Thirdly, it has been argued by learned counsel for the appellants that the deed of gift was not validly registered in view of Section 32 of the Indian Registration Act and, therefore, the plaintiff could not have based his title thereon. This question is really academic in this case, once it is held by the Court of fact that the plaintiff was the daughter's son of Indrajit and the defendants were not his agnates, because the plaintiff must succeed even apart from the deed of gift. But, in any event, the contention raised upon Section 32 of the Indian Registration Act is also not valid The argument of learned counsel for the appellant is that Mosst. Sahaji had no title to the properly conveyed by the deed of gift and the registration of the document, on her own admission, after (sic) the death of Indrajit, was an invalid registration. Section 36 of the Registration Act is, however, a complete answer to this contention. It appears that after the death of Indrajit, the deed of gift had been presented for registration by Mosst.
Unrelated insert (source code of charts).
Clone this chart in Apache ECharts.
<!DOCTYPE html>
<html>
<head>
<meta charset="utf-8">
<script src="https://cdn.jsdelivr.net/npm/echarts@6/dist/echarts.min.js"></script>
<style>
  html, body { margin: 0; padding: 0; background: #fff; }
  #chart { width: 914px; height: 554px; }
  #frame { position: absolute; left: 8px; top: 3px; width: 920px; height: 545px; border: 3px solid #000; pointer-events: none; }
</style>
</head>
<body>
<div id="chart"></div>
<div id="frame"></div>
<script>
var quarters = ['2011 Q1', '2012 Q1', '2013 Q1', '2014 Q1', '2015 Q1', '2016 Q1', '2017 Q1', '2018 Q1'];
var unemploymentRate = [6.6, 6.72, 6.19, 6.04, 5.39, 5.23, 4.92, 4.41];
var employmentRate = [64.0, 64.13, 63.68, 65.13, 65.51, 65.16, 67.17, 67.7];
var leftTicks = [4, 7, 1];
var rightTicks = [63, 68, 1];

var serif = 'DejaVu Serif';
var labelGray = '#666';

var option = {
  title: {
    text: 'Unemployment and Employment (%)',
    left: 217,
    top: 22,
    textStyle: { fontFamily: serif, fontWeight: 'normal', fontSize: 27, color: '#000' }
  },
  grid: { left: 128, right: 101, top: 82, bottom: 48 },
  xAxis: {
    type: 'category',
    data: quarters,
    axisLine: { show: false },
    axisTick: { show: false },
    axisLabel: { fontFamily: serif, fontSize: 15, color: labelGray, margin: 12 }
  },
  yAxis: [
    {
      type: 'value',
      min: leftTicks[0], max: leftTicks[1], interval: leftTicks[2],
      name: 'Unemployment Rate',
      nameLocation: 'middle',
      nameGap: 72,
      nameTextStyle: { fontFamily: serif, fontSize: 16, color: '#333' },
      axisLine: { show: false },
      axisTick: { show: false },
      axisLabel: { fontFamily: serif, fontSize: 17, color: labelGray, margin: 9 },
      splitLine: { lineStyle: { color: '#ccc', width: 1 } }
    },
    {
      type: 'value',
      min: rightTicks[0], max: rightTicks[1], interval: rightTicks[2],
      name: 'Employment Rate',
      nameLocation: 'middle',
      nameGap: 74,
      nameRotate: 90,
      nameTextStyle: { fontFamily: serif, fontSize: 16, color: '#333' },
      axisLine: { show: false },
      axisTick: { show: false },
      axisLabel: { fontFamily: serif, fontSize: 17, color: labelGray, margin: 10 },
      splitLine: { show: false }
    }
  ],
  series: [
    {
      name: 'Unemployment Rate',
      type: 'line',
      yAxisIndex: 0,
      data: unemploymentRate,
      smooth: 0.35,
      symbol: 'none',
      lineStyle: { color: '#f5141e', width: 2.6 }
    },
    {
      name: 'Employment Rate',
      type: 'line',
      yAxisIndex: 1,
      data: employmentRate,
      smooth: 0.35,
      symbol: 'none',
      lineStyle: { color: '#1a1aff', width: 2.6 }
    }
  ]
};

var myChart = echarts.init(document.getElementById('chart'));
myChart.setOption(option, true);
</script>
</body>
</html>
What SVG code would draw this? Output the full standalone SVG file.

Sahaji and the registering authorities had accepted her representation of Indrajit. This matter has been mentioned in Paragraph 16 of the judgment of the Court of appeal below, and in my opinion, the learned Judge's approach to this point is quite correct. Mosst. Sahaji had appeared before the registering authority as an executant of the document as also as a representative of Indrajit. The endorsement of the registering authority states that he was satisfied about the authority of Mosst. Sahaji and therefore, it is quite clear that under Section 35 of the Registration Act the registering authority was competent to register the document.
Then, it has been argued by the learned counsel that upon the question of possession, the Court of appeal below has not considered the entire evidence on record. There is no validity in this contention either. In paragraphs 17 and 18 of the judgment of the Court of appeal below the question of possession of the parties has been adequately dealt with Lastly, it has been contended by the learned counsel that the Court of appeal below was not entitled to modify a finding arrived at by the trial Court in favour of defendants Nos. 1 to 3, that they were agnates of Indrajit Lohar There is no validity in this contention either The plaintiff respondent in the Court of appeal below had supported the decree of the trial Court and the plaintiff could have raised the question that one of the findings given by the trial Court was erroneous. In my opinion, nothing wrong has been done by the Court of appeal below in reversing a finding of the trial Court in affirming the decree
6. For the reasons given above, it must be held that the appeal is without any merit.
It is, therefore, dismissed with costs to the plaintiff-respondent.